History

United Kingdom
- Name: General Graham
- Namesake: Thomas Graham, 1st Baron Lynedoch
- Owner: J. W. Buckle & Co., or "Middleton"
- Builder: William Gibson & Co., Hull
- Launched: 10 April 1811
- Fate: Last listed in 1844

General characteristics
- Tons burthen: 426, or 429, or 430, or 450 (bm)
- Length: 116 ft 6 in (35.5 m)
- Beam: 29 ft 5 in (9.0 m)
- Complement: 35
- Armament: 14 × 12-pounder carronades

= General Graham (1811 ship) =

British merchant ship 1811–1847

General Graham was launched in 1811 at Hull. She made one voyage for the British East India Company (EIC) as an "extra" ship, i.e., under charter. She carried stores to New South Wales, and returned to England via China. She also made one voyage to Bengal as a licensed ship. Between 1829 and 1847, she made numerous voyages between Scotland and Canada carrying cargoes, but also some immigrants. Currently, she last appears in records in 1847.

==Career==
At launch, General Grahams master was A. Nieven, but shortly thereafter William Watson replaced him.

===EIC voyage to Australia and China===
Captain William Watson received a Letter of Marque on 14 August 1811. He sailed from The Downs on 4 September, bound for New South Wales and China. General Graham left in company with the convict transport , and reached Rio de Janeiro on 31 October, some five days after Guildford. The two vessels left Rio together. Guildford was again the faster sailer, arriving in Port Jackson on 18 January 1812, whereas General Graham arrived ten days later. Apparently she was carrying stores.

General Graham left Port Jackson on 30 March 1812, supposedly for Bengal. However, she actually sailed to China. On 6 May, Watson sighted a high island at about 7°N that was possibly Pohnpei. Canoes left the island and came towards General Graham. However, they did not make contact with the ship.

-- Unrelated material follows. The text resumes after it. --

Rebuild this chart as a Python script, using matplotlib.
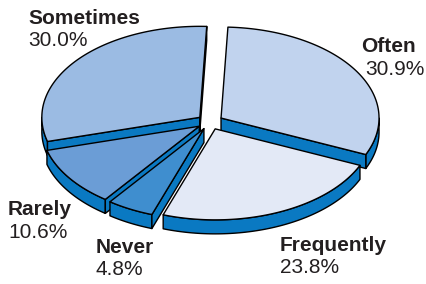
import matplotlib.pyplot as plt
import numpy as np
from matplotlib.patches import Polygon

# Data (clockwise from the top)
labels = ["Often", "Frequently", "Never", "Rarely", "Sometimes"]
shares = [30.9, 23.8, 4.8, 10.6, 30.0]

# Styling / layout
top_colors = ["#c1d3ee", "#e3e9f6", "#3f8ecf", "#6b9dd6", "#9bbbe3"]
wall_color = "#0a79c2"
text_color = "#231f20"
name_xy = [(361, 52), (280, 251), (96, 253), (8, 215), (28, 24)]
pct_xy = [(365, 75), (280, 273), (96, 275), (8, 238), (28, 46)]

cx, cy = 210, 122
rx, ry = 158, 91
depth = 14
explode = 13
start = 87.5


def pt(c, th):
    t = np.radians(np.atleast_1d(th))
    return np.column_stack([c[0] + rx * np.cos(t), c[1] - ry * np.sin(t)])


def patch(ax, xy, fc):
    ax.add_patch(Polygon(xy, closed=True, fc=fc, ec="black", lw=1.0,
                         joinstyle="round"))


fig = plt.figure(figsize=(4.26, 2.84), dpi=100)
ax = fig.add_axes([0, 0, 1, 1])
ax.set_xlim(0, 426)
ax.set_ylim(284, 0)
ax.axis("off")

total = sum(shares)
bounds = start - np.concatenate([[0], np.cumsum(shares)]) / total * 360

slices = []
for i in range(len(shares)):
    hi, lo = bounds[i], bounds[i + 1]
    mid = np.radians((hi + lo) / 2)
    c = np.array([cx + explode * np.cos(mid), cy - explode * ry / rx * np.sin(mid)])
    slices.append((np.sin(mid), i, hi, lo, c))

# back to front
for s, i, hi, lo, c in sorted(slices, key=lambda z: -z[0]):
    # outer wall (front half only)
    for k in (-1, 0, 1):
        a = max(lo, -180 + 360 * k)
        b = min(hi, 360 * k)
        if b > a:
            top = pt(c, np.linspace(a, b, 80))
            bot = top + [0, depth]
            patch(ax, np.vstack([top, bot[::-1]]), wall_color)
    # radial walls facing the viewer
    for edge, vis in ((hi, np.cos(np.radians(hi)) < 0), (lo, np.cos(np.radians(lo)) > 0)):
        if vis:
            p = pt(c, edge)[0]
            quad = np.array([c, p, p + [0, depth], c + [0, depth]])
            patch(ax, quad, wall_color)
    # top face
    face = np.vstack([[c], pt(c, np.linspace(hi, lo, 120))])
    patch(ax, face, top_colors[i])

for i in range(len(labels)):
    ax.text(name_xy[i][0], name_xy[i][1], labels[i], fontsize=15, fontweight="bold",
            family="Liberation Sans", color=text_color, va="baseline")
    ax.text(pct_xy[i][0], pct_xy[i][1], f"{shares[i]:.1f}%", fontsize=15,
            family="Liberation Sans", color=text_color, va="baseline")

fig.savefig("out.png", dpi=100)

Some time thereafter Watson died and William Bendall, the Chief Mate, took command. General Graham arrived at Whampoa on 24 June. Homeward-bound, she reached Malacca on 22 October, the Cape on 34 January 1813, and St Helena on 10 March. She arrived at The Downs on 14 May.

General Graham, Weatherhead, master, was scheduled to sail to Madras and Bengal on 23 July 1818. She sailed on 18 September, as a licensed ship.

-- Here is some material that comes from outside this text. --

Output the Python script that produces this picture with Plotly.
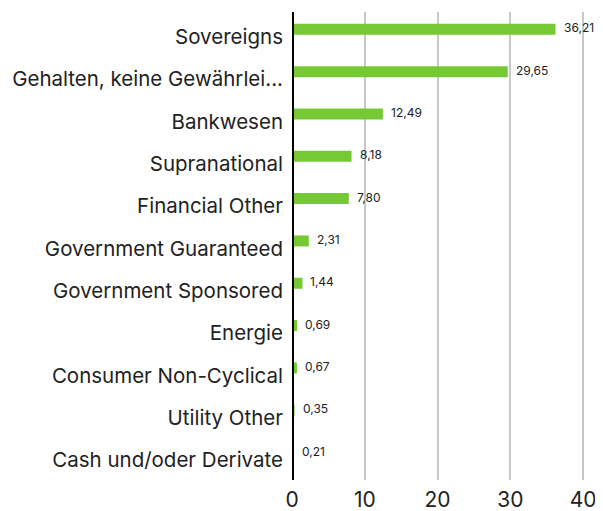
import plotly.graph_objects as go

categories = ["Sovereigns", "Gehalten, keine Gewährlei...", "Bankwesen", "Supranational",
              "Financial Other", "Government Guaranteed", "Government Sponsored", "Energie",
              "Consumer Non-Cyclical", "Utility Other", "Cash und/oder Derivate"]
values = [36.21, 29.65, 12.49, 8.18, 7.80, 2.31, 1.44, 0.69, 0.67, 0.35, 0.21]
value_labels = [f"{v:.2f}".replace(".", ",") for v in values]
x_ticks = [0, 10, 20, 30, 40]

fig = go.Figure()
fig.add_trace(go.Bar(
    x=values, y=categories, orientation="h",
    marker=dict(color="#76c934", line=dict(width=0)),
    width=0.26, offset=-0.31,
    hoverinfo="skip",
))
for v, c, t in zip(values, categories, value_labels):
    fig.add_annotation(x=v, y=c, text=t, showarrow=False, xanchor="left", yanchor="middle",
                       xshift=6, yshift=9, font=dict(size=12, color="#222", family="Inter"))

fig.update_layout(
    width=595, height=503,
    margin=dict(l=284, r=17, t=4, b=31, autoexpand=False),
    plot_bgcolor="white", paper_bgcolor="white",
    showlegend=False,
    font=dict(family="Inter", color="#222"),
    xaxis=dict(range=[0, 40.4], tickvals=x_ticks, showgrid=True, gridcolor="#c8c8c8", gridwidth=2,
               zeroline=False, showline=False, tickfont=dict(size=21, color="#222"),
               ticks="", ticklabelstandoff=5, automargin=False),
    yaxis=dict(categoryorder="array", categoryarray=categories, range=[10.47, -0.59],
               showgrid=False, zeroline=False, showline=False, ticks="",
               tickfont=dict(size=20.5, color="#222"), ticklabelstandoff=8, automargin=False),
    shapes=[dict(type="line", xref="x", yref="paper", x0=0, x1=0, y0=0, y1=1,
                 line=dict(color="black", width=4))],
)
fig.write_html("out.html")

Lloyd's Register for 1819 reported that General Graham, Weatherhead, master, had sailed on 31 March 1818 for Bengal and Madras as a licensed ship.

===Canada===
Between 1829 and 1847, General Graham made several voyages between Scotland, particularly Alloa, and Canada, sometimes bringing immigrants.
- Captain Craigie sailed from Leith to Miramichi on 3 April 1829. General Graham cleared from Quebec on 12 October, bound for Dundee.
- Captain Craigie sailed from Dundee on 7 August 1830, and arrived at Miramichi on 2 June 1831. In October she sailed to Grangemouth with cargo.
- General Graham sailed from Dundee on 29 July 1831.
- General Graham sailed from Alloa on 27 March 1832, and arrived at Quebec on 17 May 1832, with 12 passengers.
- General Graham arrived at Quebec on 17 May 1834, with 66 passengers from Alloa. In June she sailed to Grangemouth with cargo.
- General Graham sailed from Alloa on 13 April 1835, and arrived at Quebec on 27 May.

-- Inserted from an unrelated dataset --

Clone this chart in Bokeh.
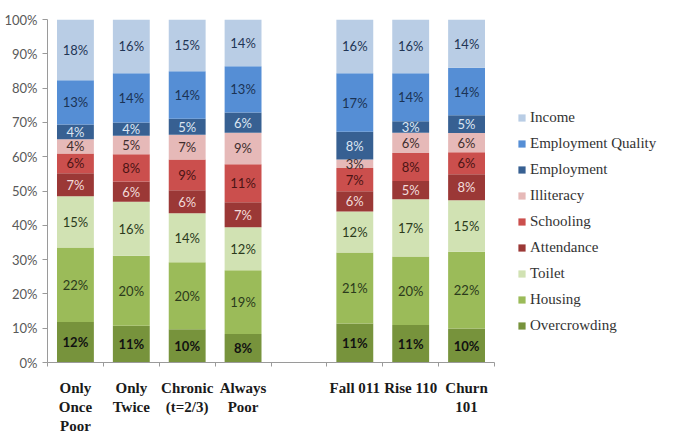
from bokeh.plotting import figure
from bokeh.models import (ColumnDataSource, Range1d, FixedTicker, Legend, LegendItem,
                          PrintfTickFormatter)
from bokeh.core.properties import value
from bokeh.embed import file_html
from bokeh.resources import INLINE

categories = ["Only\nOnce\nPoor", "Only\nTwice", "Chronic\n(t=2/3)", "Always\nPoor", "",
              "Fall 011", "Rise 110", "Churn\n101"]
bar_slots = [0, 1, 2, 3, 5, 6, 7]  # slot 4 is the empty gap

series_names = ["Overcrowding", "Housing", "Toilet", "Attendance", "Schooling",
                "Illiteracy", "Employment", "Employment Quality", "Income"]

overcrowding = [11.8, 10.7, 9.7, 8.3, 11.4, 10.9, 9.9]
housing = [21.7, 20.4, 19.5, 18.6, 20.7, 20.0, 22.4]
toilet = [15.0, 15.8, 14.3, 12.5, 11.9, 16.7, 15.0]
attendance = [6.7, 5.9, 6.7, 7.3, 5.9, 5.3, 7.6]
schooling = [5.7, 7.9, 9.0, 11.1, 6.8, 8.2, 6.4]
illiteracy = [4.2, 5.4, 7.2, 9.2, 2.5, 5.9, 5.6]
employment = [4.3, 3.9, 4.7, 5.9, 8.1, 3.3, 5.2]
employment_quality = [12.9, 14.3, 13.8, 13.5, 17.0, 14.0, 13.8]
income = [17.7, 15.7, 15.1, 13.6, 15.7, 15.7, 14.1]

lbl_overcrowding = [12, 11, 10, 8, 11, 11, 10]
lbl_housing = [22, 20, 20, 19, 21, 20, 22]
lbl_toilet = [15, 16, 14, 12, 12, 17, 15]
lbl_attendance = [7, 6, 6, 7, 6, 5, 8]
lbl_schooling = [6, 8, 9, 11, 7, 8, 6]
lbl_illiteracy = [4, 5, 7, 9, 3, 6, 6]
lbl_employment = [4, 4, 5, 6, 8, 3, 5]
lbl_employment_quality = [13, 14, 14, 13, 17, 14, 14]
lbl_income = [18, 16, 15, 14, 16, 16, 14]

y_ticks = [0, 10, 20, 30, 40, 50, 60, 70, 80, 90, 100]

series_values = [overcrowding, housing, toilet, attendance, schooling,
                 illiteracy, employment, employment_quality, income]
series_labels = [lbl_overcrowding, lbl_housing, lbl_toilet, lbl_attendance, lbl_schooling,
                 lbl_illiteracy, lbl_employment, lbl_employment_quality, lbl_income]

fill_colors = ["#77933C", "#9BBB59", "#D1E2B3", "#9B3836", "#CB4F4D",
               "#E6B9B8", "#376092", "#558ED5", "#B9CDE5"]
text_colors = ["#111111", "#2B3A1C", "#2B3A1C", "#F2DCDB", "#4B1414",
               "#3F2E2E", "#DCE6F2", "#1B3354", "#1F3555"]

xs = [s + 0.5 for s in bar_slots]
data = {"x": xs}
keys = []
for i, vals in enumerate(series_values):
    k = "s%d" % i
    keys.append(k)
    data[k] = vals
source = ColumnDataSource(data)

n_slots = len(categories)
x_end = n_slots * (681 - 47) / 447.0  # leave room on the right for the legend

p = figure(width=681, height=436, output_backend="svg", toolbar_location=None,
           x_range=Range1d(0, x_end), y_range=Range1d(0, 100),
           min_border_left=47, min_border_right=0, min_border_top=19, min_border_bottom=67)
p.outline_line_color = None
p.xgrid.visible = False
p.ygrid.visible = False
p.background_fill_color = "white"

renderers = p.vbar_stack(keys, x="x", width=0.66, source=source, color=fill_colors,
                         line_color=None)

# data labels
bottoms = [0.0] * len(xs)
for i, vals in enumerate(series_values):
    mids = [b + v / 2.0 for b, v in zip(bottoms, vals)]
    bottoms = [b + v for b, v in zip(bottoms, vals)]
    texts = ["%d%%" % t for t in series_labels[i]]
    p.text(x=xs, y=mids, text=texts, text_align="center", text_baseline="middle",
           text_font=value("Lato"), text_font_size="13px", text_color=text_colors[i],
           text_font_style="bold" if i == 0 else "normal")

# y axis
ya = p.yaxis[0]
ya.ticker = FixedTicker(ticks=y_ticks)
ya.formatter = PrintfTickFormatter(format="%d%%")
ya.major_label_text_font = "Lato"
ya.major_label_text_font_size = "13px"
ya.major_label_text_color = "#595959"
ya.axis_line_color = "#9A9A9A"
ya.major_tick_line_color = "#9A9A9A"
ya.major_tick_out = 5
ya.major_tick_in = 0
ya.minor_tick_line_color = None
ya.major_label_standoff = 5

# x axis
xa = p.xaxis[0]
xa.bounds = (0, n_slots)
xa.ticker = FixedTicker(ticks=xs, minor_ticks=list(range(n_slots + 1)))
xa.major_label_overrides = {x: categories[s] for x, s in zip(xs, bar_slots)}
xa.major_label_text_font = "Liberation Serif"
xa.major_label_text_font_style = "bold"
xa.major_label_text_font_size = "15px"
xa.major_label_text_color = "#1A1A1A"
xa.axis_line_color = "#9A9A9A"
xa.major_tick_line_color = None
xa.minor_tick_line_color = "#9A9A9A"
xa.minor_tick_out = 4
xa.minor_tick_in = 0
xa.major_label_standoff = 11

items = [LegendItem(label=series_names[i], renderers=[renderers[i]])
         for i in reversed(range(len(series_names)))]
legend = Legend(items=items, location=(470, 27), orientation="vertical")
legend.label_text_font = "Liberation Serif"
legend.label_text_font_size = "15px"
legend.label_text_color = "#333333"
legend.glyph_width = 9
legend.glyph_height = 9
legend.label_height = 20
legend.spacing = 6
legend.padding = 0
legend.margin = 0
legend.label_standoff = 4
legend.background_fill_alpha = 0
legend.border_line_alpha = 0
p.add_layout(legend, "center")

open("out.html", "w").write(file_html(p, INLINE))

General Graham was reported to have been lost on 11 May 1838, near Cape Ray. She was later refloated and taken into Quebec City for repairs.

- Captain Jamieson sailed from Alloa to Miramichi on 4 April 1840.
- In May 1842, General Graham arrived at Quebec with 27 passengers (farmers) from Alloa.
- In 1844, General Graham arrived with three passengers, having sailed on 4 August 1843, from Alloa.
- On 14 April 1847, Captain White arrived at Saint John, New Brunswick.

Lloyd's Register last listed General Graham in 1844, but the last records of voyages occur in 1847.